Auf die Vergabe der WM hatten Sportfunktionäre und einfache Bürger im größten Land der Erde mit patriotischer Begeisterung reagiert. Abgeordnete der Staatsduma sprachen von der „endgültigen Wiedergeburt der Sportweltmacht Russland“. In jeder Stadt weisen Werbeplakate schon jetzt auf das Turnier vom 14. Juni bis 15. Juli 2018 hin. Eine Aberkennung der Gastgeberrolle wie im Westen gefordert? Undenkbar!
Die politische Marschrichtung hatte in den vergangenen Jahren Putin vorgegeben, eigentlich leidenschaftlicher Wintersportler. „Ich habe nie daran gezweifelt, dass unsere Bewerbung Erfolg haben wird“, erklärte er nach dem Triumph von Zürich. Auch Blatter soll seine Stimme damals den Russen gegeben haben.

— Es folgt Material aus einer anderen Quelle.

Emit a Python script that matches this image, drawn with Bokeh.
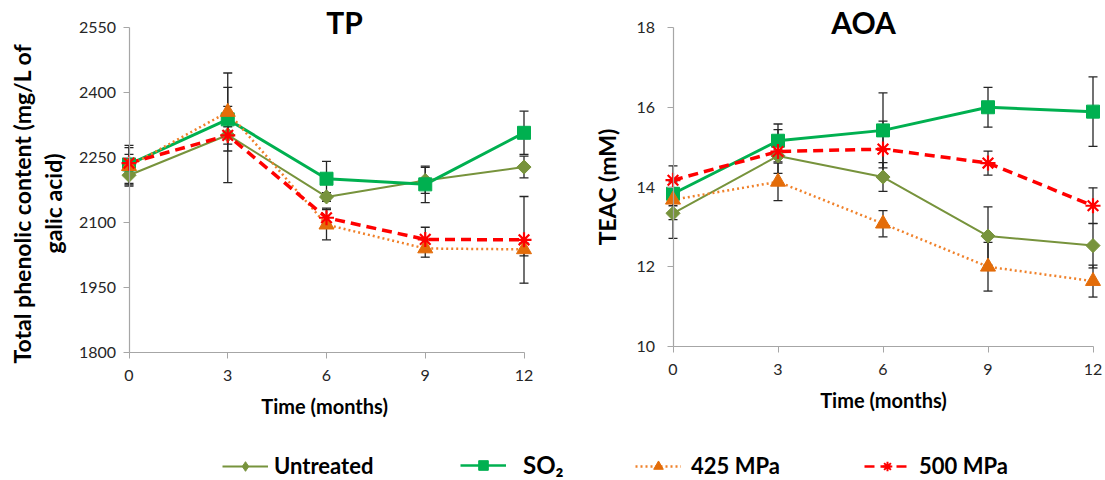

Putin betont immer wieder, dass er keinen Boykott aus politischen Gründen fürchtet. Auch aus Deutschland gibt es aber Forderungen, Russland wegen seiner umstrittenen Politik im Ukraine-Konflikt die WM zu entziehen. „Die FIFA hat schon gesagt, dass Fußball und Sport insgesamt außerhalb der Politik stehen. Und ich denke, dass das der einzig richtige Weg ist“, sagt Putin, dessen Sportminister Witali Mutko im FIFA-Exekutivkomitee sitzt und Blatter regelmäßig trifft.
Das nächste ehrgeizige Ziel des Kremlchefs ist längst gesteckt: Die Touristenmetropole St. Petersburg erwägt eine Bewerbung für die Olympischen Spiele. Die Show im Konstantinpalast kommt gerade recht.